• _Provided material_:
===============
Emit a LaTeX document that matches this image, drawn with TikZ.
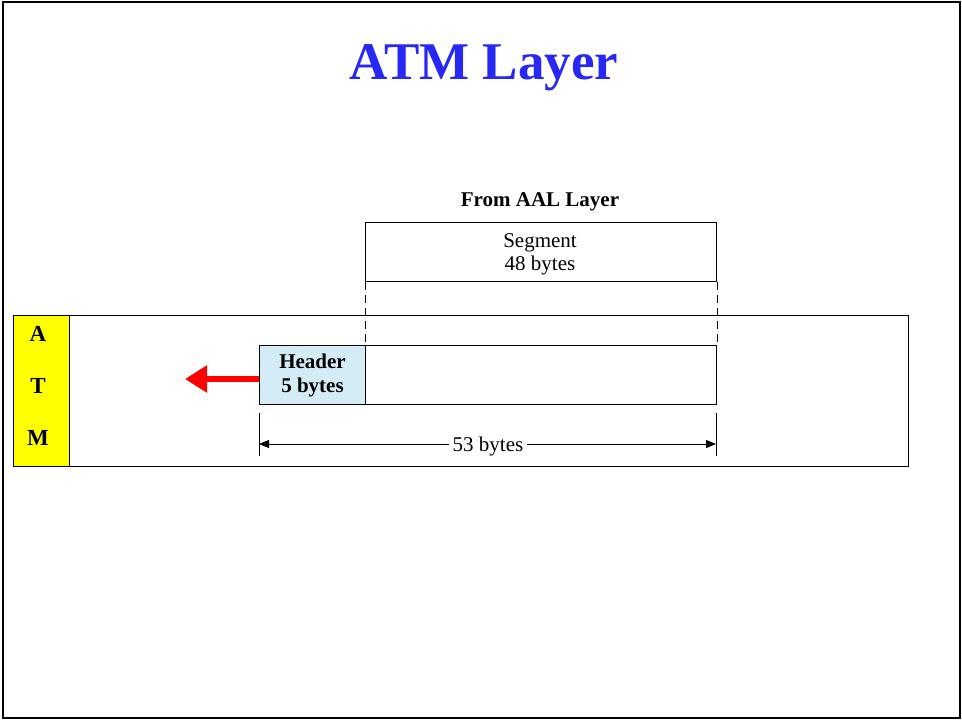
\documentclass[tikz,border=0pt]{standalone}
\usepackage{fontspec}
\setmainfont{Liberation Serif}
\usetikzlibrary{positioning,arrows.meta,calc}

\definecolor{titleblue}{RGB}{40,40,245}
\definecolor{headerblue}{RGB}{212,236,246}
\definecolor{atmyellow}{RGB}{255,255,0}

\begin{document}
\begin{tikzpicture}[
    x=1pt, y=-1pt,
    field/.style={rectangle, draw, line width=1pt, inner sep=0pt, align=center, font=\fontsize{21}{24}\selectfont},
    dimline/.style={line width=0.9pt},
    arrow/.style={-{Triangle[length=10pt,width=8pt]}, line width=0.9pt},
    letter/.style={font=\fontsize{23}{26}\selectfont\bfseries},
]
    % Slide frame
    \useasboundingbox (0,0) rectangle (962,720);
    \draw[line width=2pt] (3,2) rectangle (960,718);

    % Title
    \node[text=titleblue, font=\fontsize{53}{60}\selectfont\bfseries] (title) at (484,68) {ATM Layer};

    % ATM band with yellow label column
    \draw[line width=1pt] (13,315) rectangle (908,466);
    \node[field, fill=atmyellow, minimum width=56pt, minimum height=151pt] (atm) at (41,390.5) {};
    \node[letter] (la) at (38,334) {A};
    \node[letter] (lt) at (38,386) {T};
    \node[letter] (lm) at (38,438) {M};

    % Segment from the AAL layer
    \node[font=\fontsize{21}{24}\selectfont\bfseries] (from) at (540,202) {From AAL Layer};
    \node[field, minimum width=351pt, minimum height=59pt, anchor=north west] (segment) at (365,222) {};
    \node[font=\fontsize{21}{23}\selectfont, align=center] (segtext) at (540,254) {Segment\\48 bytes};

    % Cell: header and payload
    \node[field, fill=headerblue, minimum width=106pt, minimum height=59pt, anchor=north west,
          font=\fontsize{21}{24}\selectfont\bfseries] (header) at (259,345) {Header\\5 bytes};
    \node[field, minimum width=351pt, minimum height=59pt, anchor=north west] (payload) at (365,345) {};

    % Dashed guides
    \draw[line width=1pt, dash pattern=on 8pt off 5pt] (segment.south west) -- (payload.north west);
    \draw[line width=1pt, dash pattern=on 8pt off 5pt] (segment.south east) -- (payload.north east);

    % Red arrow to the physical layer
    \coordinate (out) at (185,379);
    \draw[-{Triangle[length=22pt,width=26pt]}, line width=6pt, red] (header.west |- out) -- (out);

    % Cell length
    \coordinate (tl1) at (259,413);
    \coordinate (tl2) at (259,456);
    \coordinate (tr1) at (716,413);
    \coordinate (tr2) at (716,456);
    \coordinate (al) at (259,444);
    \coordinate (ar) at (716,444);
    \draw[dimline] (tl1) -- (tl2);
    \draw[dimline] (tr1) -- (tr2);
    \node[inner xsep=4pt, font=\fontsize{21}{24}\selectfont] (len) at (488,446) {53 bytes};
    \draw[arrow] (len.west |- al) -- (al);
    \draw[arrow] (len.east |- ar) -- (ar);
\end{tikzpicture}
\end{document}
===============
• _What to do_: Restate the data above word for word. Skip every picture.

• _Output below_:
Emit a LaTeX document that matches this image, drawn with TikZ.
\documentclass[tikz,border=0pt]{standalone}
\usepackage{fontspec}
\setmainfont{Liberation Serif}
\usetikzlibrary{positioning,arrows.meta,calc}

\definecolor{titleblue}{RGB}{40,40,245}
\definecolor{headerblue}{RGB}{212,236,246}
\definecolor{atmyellow}{RGB}{255,255,0}

\begin{document}
\begin{tikzpicture}[
    x=1pt, y=-1pt,
    field/.style={rectangle, draw, line width=1pt, inner sep=0pt, align=center, font=\fontsize{21}{24}\selectfont},
    dimline/.style={line width=0.9pt},
    arrow/.style={-{Triangle[length=10pt,width=8pt]}, line width=0.9pt},
    letter/.style={font=\fontsize{23}{26}\selectfont\bfseries},
]
    % Slide frame
    \useasboundingbox (0,0) rectangle (962,720);
    \draw[line width=2pt] (3,2) rectangle (960,718);

    % Title
    \node[text=titleblue, font=\fontsize{53}{60}\selectfont\bfseries] (title) at (484,68) {ATM Layer};

    % ATM band with yellow label column
    \draw[line width=1pt] (13,315) rectangle (908,466);
    \node[field, fill=atmyellow, minimum width=56pt, minimum height=151pt] (atm) at (41,390.5) {};
    \node[letter] (la) at (38,334) {A};
    \node[letter] (lt) at (38,386) {T};
    \node[letter] (lm) at (38,438) {M};

    % Segment from the AAL layer
    \node[font=\fontsize{21}{24}\selectfont\bfseries] (from) at (540,202) {From AAL Layer};
    \node[field, minimum width=351pt, minimum height=59pt, anchor=north west] (segment) at (365,222) {};
    \node[font=\fontsize{21}{23}\selectfont, align=center] (segtext) at (540,254) {Segment\\48 bytes};

    % Cell: header and payload
    \node[field, fill=headerblue, minimum width=106pt, minimum height=59pt, anchor=north west,
          font=\fontsize{21}{24}\selectfont\bfseries] (header) at (259,345) {Header\\5 bytes};
    \node[field, minimum width=351pt, minimum height=59pt, anchor=north west] (payload) at (365,345) {};

    % Dashed guides
    \draw[line width=1pt, dash pattern=on 8pt off 5pt] (segment.south west) -- (payload.north west);
    \draw[line width=1pt, dash pattern=on 8pt off 5pt] (segment.south east) -- (payload.north east);

    % Red arrow to the physical layer
    \coordinate (out) at (185,379);
    \draw[-{Triangle[length=22pt,width=26pt]}, line width=6pt, red] (header.west |- out) -- (out);

    % Cell length
    \coordinate (tl1) at (259,413);
    \coordinate (tl2) at (259,456);
    \coordinate (tr1) at (716,413);
    \coordinate (tr2) at (716,456);
    \coordinate (al) at (259,444);
    \coordinate (ar) at (716,444);
    \draw[dimline] (tl1) -- (tl2);
    \draw[dimline] (tr1) -- (tr2);
    \node[inner xsep=4pt, font=\fontsize{21}{24}\selectfont] (len) at (488,446) {53 bytes};
    \draw[arrow] (len.west |- al) -- (al);
    \draw[arrow] (len.east |- ar) -- (ar);
\end{tikzpicture}
\end{document}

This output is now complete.